Starting with the first line of the data that follows, transcribe every line verbatim until the line containing "y_ticks = [0, 50, 100, 150, 200]" has been transcribed.
++++ Dataset section ++++
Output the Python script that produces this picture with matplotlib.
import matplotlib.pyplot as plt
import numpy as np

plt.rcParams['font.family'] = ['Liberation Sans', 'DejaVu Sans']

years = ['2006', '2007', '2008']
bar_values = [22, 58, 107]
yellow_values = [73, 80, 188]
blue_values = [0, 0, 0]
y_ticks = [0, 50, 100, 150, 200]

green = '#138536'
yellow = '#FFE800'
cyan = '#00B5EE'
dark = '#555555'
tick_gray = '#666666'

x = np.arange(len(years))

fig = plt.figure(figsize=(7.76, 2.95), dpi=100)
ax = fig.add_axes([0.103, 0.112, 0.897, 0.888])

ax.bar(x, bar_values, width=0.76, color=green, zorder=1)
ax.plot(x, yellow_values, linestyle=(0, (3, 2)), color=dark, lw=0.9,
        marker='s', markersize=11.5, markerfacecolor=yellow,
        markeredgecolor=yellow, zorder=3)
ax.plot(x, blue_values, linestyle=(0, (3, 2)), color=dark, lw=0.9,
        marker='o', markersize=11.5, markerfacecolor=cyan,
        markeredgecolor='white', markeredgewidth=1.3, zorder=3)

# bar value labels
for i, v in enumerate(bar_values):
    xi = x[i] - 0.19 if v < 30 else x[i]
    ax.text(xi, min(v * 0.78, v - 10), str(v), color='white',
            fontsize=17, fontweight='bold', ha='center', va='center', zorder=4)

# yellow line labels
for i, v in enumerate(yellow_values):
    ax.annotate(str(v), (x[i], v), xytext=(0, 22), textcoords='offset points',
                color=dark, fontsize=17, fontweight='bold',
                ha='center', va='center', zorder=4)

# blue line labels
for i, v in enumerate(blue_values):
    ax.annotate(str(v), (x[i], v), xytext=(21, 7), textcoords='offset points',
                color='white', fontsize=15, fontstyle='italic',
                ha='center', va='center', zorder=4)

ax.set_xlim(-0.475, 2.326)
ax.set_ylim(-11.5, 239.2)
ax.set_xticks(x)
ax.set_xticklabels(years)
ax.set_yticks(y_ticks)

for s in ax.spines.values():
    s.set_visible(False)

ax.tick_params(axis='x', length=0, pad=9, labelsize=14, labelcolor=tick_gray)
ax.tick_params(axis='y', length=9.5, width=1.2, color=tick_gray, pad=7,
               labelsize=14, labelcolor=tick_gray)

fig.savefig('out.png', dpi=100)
++++
- _Answer to this problem_
Output the Python script that produces this picture with matplotlib.
import matplotlib.pyplot as plt
import numpy as np

plt.rcParams['font.family'] = ['Liberation Sans', 'DejaVu Sans']

years = ['2006', '2007', '2008']
bar_values = [22, 58, 107]
yellow_values = [73, 80, 188]
blue_values = [0, 0, 0]
y_ticks = [0, 50, 100, 150, 200]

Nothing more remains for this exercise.